The bright star Regulus (alpha Leo) will be occulted by the asteroid Erigone for observers in the New York and Ontario area on the night of 2014 Mar 20 (http://occultations.org/regulus2014/). This may be the first opportunity to detect the flux of the suspected white dwarf companion of Regulus (Gies et al. 2008, ApJ, 682, L117). Here we present the predicted separation and position angle of the companion at the time of the occultation. We collected high dispersion spectroscopy of Regulus over 17 nights between 2009 and 2013 at Okayama Observatory (Kambe et al. 2013, PASJ, 65, 15) and over three nights between 2010 and 2013 at Cerro Armazones Observatory (Chini et al. 2012, MNRAS, 424, 1925).
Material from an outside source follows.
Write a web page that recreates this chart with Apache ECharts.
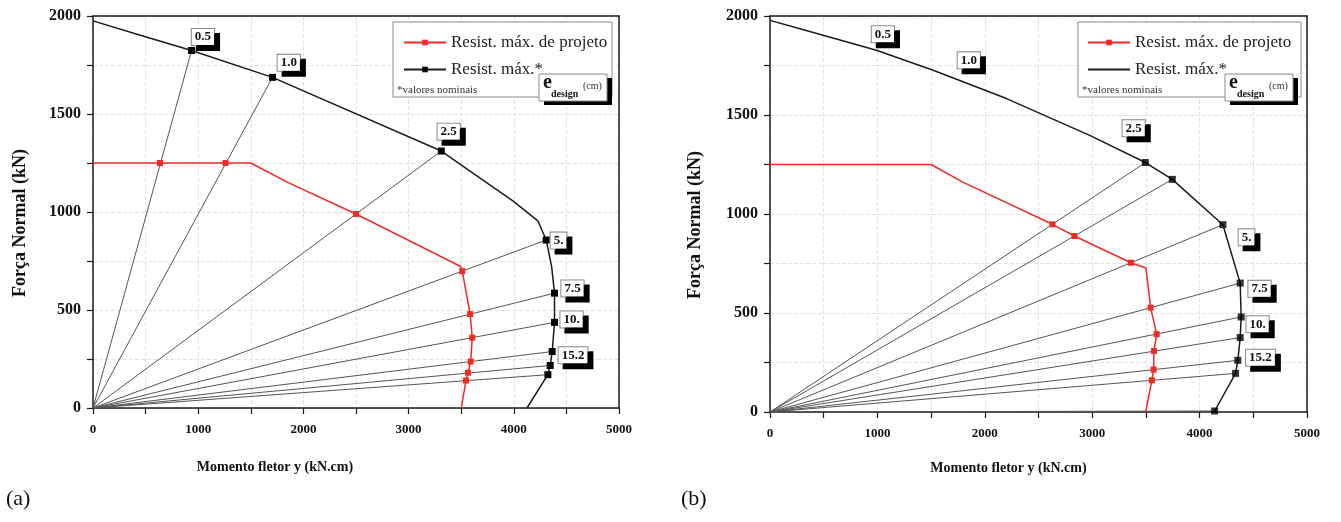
<!DOCTYPE html>
<html>
<head>
<meta charset="utf-8">
<script src="https://cdn.jsdelivr.net/npm/echarts@6.0.0/dist/echarts.min.js"></script>
<style>
  html, body { margin: 0; padding: 0; background: #fff; }
  #chart { width: 1341px; height: 522px; }
</style>
</head>
<body>
<div id="chart"></div>
<script>
// ---- data (M in kN.cm, N in kN) ----
// (a) nominal capacity envelope
var envA = [[0, 1975], [450, 1902], [937, 1824], [1706, 1687], [3311, 1311], [3700, 1165], [3991, 1057],
    [4229, 955], [4308, 857], [4360, 720], [4387, 586], [4387, 437], [4365, 288], [4346, 217], [4324, 170], [4125, 0]];
// indices of envA points reached by an eccentricity line
var envAEnds = [2, 3, 4, 8, 10, 11, 12, 13, 14];
// (a) design resistance
var designA = [[0, 1250], [636, 1250], [1260, 1250], [1500, 1250], [1855, 1150], [2500, 990], [3495, 722],
    [3510, 698], [3585, 479], [3605, 359], [3590, 237], [3565, 180], [3545, 140], [3501, 0]];
var designAMarks = [1, 2, 5, 7, 8, 9, 10, 11, 12];

// (b) nominal capacity envelope
var envB = [[0, 1978], [279, 1936], [991, 1827], [1519, 1726], [2202, 1583], [2977, 1397], [3495, 1260],
    [3746, 1175], [4217, 946], [4378, 651], [4387, 480], [4378, 376], [4356, 261], [4335, 195], [4140, 5]];
var envBEnds = [6, 7, 8, 9, 10, 11, 12, 13, 14];
// (b) design resistance
var designB = [[0, 1250], [1500, 1250], [1800, 1160], [2630, 948], [2834, 889], [3361, 754], [3500, 727],
    [3544, 527], [3600, 393], [3575, 308], [3572, 214], [3556, 160], [3498, 0]];
var designBMarks = [3, 4, 5, 7, 8, 9, 10, 11];

// e_design labels (cm)
var eLabels = ['0.5', '1.0', '2.5', '5.', '7.5', '10.', '15.2'];

var xTicks = [0, 1000, 2000, 3000, 4000, 5000];
var yTicks = [0, 500, 1000, 1500, 2000];

// ---- layout / style ----
var SERIF = '"Liberation Serif", "DejaVu Serif", serif';
var RED = '#ee2b24';
var DARK = '#1b1b1b';
// where the label boxes sit (data coords)
var labelSpotA = [[1045, 1893], [1861, 1761], [3381, 1410], [4425, 854], [4558, 610], [4549, 452], [4563, 269]];
var labelSpotB = [[1051, 1908], [1851, 1776], [3386, 1433], [4437, 882], [4558, 622], [4540, 443], [4567, 274]];

var chart = echarts.init(document.getElementById('chart'));

function xAxisCfg(idx, namePad, gap) {
    return {
        gridIndex: idx, type: 'value', min: 0, max: 5000, interval: 500,
        axisLine: {show: true, onZero: false, lineStyle: {color: DARK, width: 1.5}},
        axisTick: {show: true, length: 6, lineStyle: {color: DARK, width: 1.2}},
        axisLabel: {
            margin: 15, color: '#111', fontFamily: SERIF, fontWeight: 'bold', fontSize: 13,
            formatter: function (v) { return xTicks.indexOf(v) >= 0 ? String(v) : ''; }
        },
        splitLine: {show: true, lineStyle: {color: '#e2e2e2', type: 'dashed'}},
        name: 'Momento fletor y (kN.cm)', nameLocation: 'middle', nameGap: gap,
        nameTextStyle: {fontFamily: SERIF, fontWeight: 'bold', fontSize: 14, color: '#111', padding: [0, namePad, 0, 0]}
    };
}

function yAxisCfg(idx, gap) {
    return {
        gridIndex: idx, type: 'value', min: 0, max: 2000, interval: 250,
        axisLine: {show: true, onZero: false, lineStyle: {color: DARK, width: 1.5}},
        axisTick: {show: true, length: 6, lineStyle: {color: DARK, width: 1.2}},
        axisLabel: {
            margin: 12, color: '#111', fontFamily: SERIF, fontWeight: 'bold', fontSize: 16,
            formatter: function (v) { return yTicks.indexOf(v) >= 0 ? String(v) : ''; }
        },
        splitLine: {show: true, lineStyle: {color: '#e2e2e2', type: 'dashed'}},
        name: 'Força Normal (kN)', nameLocation: 'middle', nameGap: gap,
        nameTextStyle: {fontFamily: SERIF, fontWeight: 'bold', fontSize: 18, color: '#111', padding: [0, 22, 0, 0]}
    };
}

// plain frame edges (top / right)
function frameAxis(idx, pos, isX) {
    var a = {
        gridIndex: idx, type: 'value', position: pos, min: 0, max: isX ? 5000 : 2000,
        axisLine: {show: true, onZero: false, lineStyle: {color: DARK, width: 1.5}},
        axisTick: {show: false}, axisLabel: {show: false}, splitLine: {show: false}
    };
    return a;
}

var boxLabel = {
    show: true, position: 'inside', color: '#111', fontFamily: SERIF, fontWeight: 'bold', fontSize: 13,
    backgroundColor: '#fff', borderColor: '#888', borderWidth: 1, padding: [2, 3, 1, 3],
    shadowColor: '#000', shadowBlur: 0, shadowOffsetX: 5, shadowOffsetY: 5
};

function buildSeries(idx, env, ends, design, marks, spots, plainEnvelope) {
    var out = [];
    // eccentricity lines from the origin
    ends.forEach(function (k) {
        out.push({
            type: 'line', xAxisIndex: idx, yAxisIndex: idx, silent: true, symbol: 'none', z: 1,
            lineStyle: {color: '#555', width: 1}, data: [[0, 0], env[k]]
        });
    });
    var envName = idx === 0 ? 'envA' : 'envB';
    out.push({
        name: envName, type: 'line', xAxisIndex: idx, yAxisIndex: idx, z: 3,
        symbol: plainEnvelope ? 'none' : 'rect', symbolSize: 7,
        lineStyle: {color: DARK, width: 1.5}, itemStyle: {color: '#000'},
        data: env.map(function (p, i) {
            return (!plainEnvelope && ends.indexOf(i) >= 0) ? p : {value: p, symbol: 'none'};
        }),
        markPoint: {
            symbol: 'rect', symbolSize: 1, itemStyle: {color: 'rgba(0,0,0,0)'}, z: 10,
            label: boxLabel,
            data: spots.map(function (c, i) {
                return {coord: c, label: {formatter: eLabels[i]}};
            })
        }
    });
    if (plainEnvelope) {
        out.push({
            type: 'scatter', xAxisIndex: idx, yAxisIndex: idx, z: 5, symbol: 'rect', symbolSize: 7,
            itemStyle: {color: '#000'}, data: ends.map(function (k) { return env[k]; })
        });
    }
    out.push({
        name: idx === 0 ? 'projA' : 'projB', type: 'line', xAxisIndex: idx, yAxisIndex: idx, z: 4,
        symbol: 'rect', symbolSize: 6,
        lineStyle: {color: RED, width: 1.5}, itemStyle: {color: RED},
        data: design.map(function (p, i) {
            return marks.indexOf(i) >= 0 ? p : {value: p, symbol: 'none'};
        })
    });
    return out;
}

var legendNames = {
    projA: 'Resist. máx. de projeto', projB: 'Resist. máx. de projeto',
    envA: 'Resist. máx.*', envB: 'Resist. máx.*'
};

function legendCfg(left, names) {
    return {
        left: left, top: 29, orient: 'vertical', itemWidth: 42, itemHeight: 7, itemGap: 10,
        selectedMode: false, z: 6, data: names,
        textStyle: {fontFamily: SERIF, fontSize: 17, color: '#222', lineHeight: 17},
        formatter: function (n) { return legendNames[n]; }
    };
}

function legendBox(x, w, ex) {
    return [
        {type: 'rect', z: 3, shape: {x: x, y: 22, width: w, height: 75},
            style: {fill: '#fff', stroke: '#888', lineWidth: 1}},
        {type: 'text', z: 7, x: x + 4, y: 85,
            style: {text: '*valores nominais', font: '11px ' + SERIF, fill: '#333'}},
        {type: 'rect', z: 7, shape: {x: ex + 5, y: 78, width: 68, height: 27}, style: {fill: '#000'}},
        {type: 'rect', z: 8, shape: {x: ex, y: 74, width: 68, height: 27},
            style: {fill: '#fff', stroke: '#888', lineWidth: 1}},
        {type: 'text', z: 9, x: ex + 4, y: 73,
            style: {text: 'e', font: 'bold 20px ' + SERIF, fill: '#111'}},
        {type: 'text', z: 9, x: ex + 12, y: 89,
            style: {text: 'design', font: 'bold 10px ' + SERIF, fill: '#111'}},
        {type: 'text', z: 9, x: ex + 44, y: 81,
            style: {text: '(cm)', font: '10px ' + SERIF, fill: '#333'}}
    ];
}

var option = {
    backgroundColor: '#fff',
    animation: false,
    grid: [
        {left: 93, right: 722, top: 16, bottom: 114},
        {left: 770, right: 34, top: 16, bottom: 110}
    ],
    xAxis: [xAxisCfg(0, 162, 52), xAxisCfg(1, 60, 49), frameAxis(0, 'top', true), frameAxis(1, 'top', true)],
    yAxis: [yAxisCfg(0, 64), yAxisCfg(1, 66), frameAxis(0, 'right', false), frameAxis(1, 'right', false)],
    legend: [
        legendCfg(398, ['projA', 'envA']),
        legendCfg(1082, ['projB', {name: 'envB', itemStyle: {opacity: 0}}])
    ],
    graphic: legendBox(393, 219, 539).concat(legendBox(1078, 223, 1225)).concat([
        {type: 'text', x: 6, y: 488, style: {text: '(a)', font: '22px ' + SERIF, fill: '#111'}},
        {type: 'text', x: 681, y: 488, style: {text: '(b)', font: '22px ' + SERIF, fill: '#111'}}
    ]),
    series: buildSeries(0, envA, envAEnds, designA, designAMarks, labelSpotA, false)
        .concat(buildSeries(1, envB, envBEnds, designB, designBMarks, labelSpotB, true))
};

chart.setOption(option);
</script>
</body>
</html>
We measured radial velocities from these spectra and combined them with previous measurements from Gies et al. (2008) to produce a revised orbital solution with P = 40.112 +/- 0.012 d and T(epoch of maximum velocity) = HJD 2,452,348.18 +/- 0.24. The orbital phase at the time of the occultation (HJD 2,456,736.755) will then be 0.408 +/- 0.031. The orbital plane should be coincident with the star's equatorial plane that appears at an inclination of 90 deg (Che et al. 2011, ApJ, 732, 68), so that the projected separation is equal to a cos(2 pi phi), where a is the angular semimajor axis and phi is orbital phase. From the estimated stellar masses (Regulus mass = 4.15, Che et a. 2011; white dwarf mass = 0.32, Gies et al. 2008) and parallax (41.13 mas, Van Leeuwen 2007, A&A, 474, 653), we estimate a = 15.54 +/- 0.15 mas. Thus, the projected separation at the time of the occultation is estimated to be 13.0 +/- 1.7 mas at a position angle above the stellar equator at 168 or 348 deg east from north (Che et al. 2011). An observer at the center of the occultation track may observe the occultation of the white dwarf 1.7 seconds after that of Regulus or the reappearance of the white dwarf 1.7 seconds before that of Regulus (depending on the actual position angle of the white dwarf), while an observer near one side of the track may see the flux of white dwarf for the full duration of the Regulus occultation. Although the companion is probably faint, it should be significantly brighter than the asteroid Erigone (V = 12.4), so we encourage high speed photometric observations of this occultation to detect the flux of the white dwarf companion.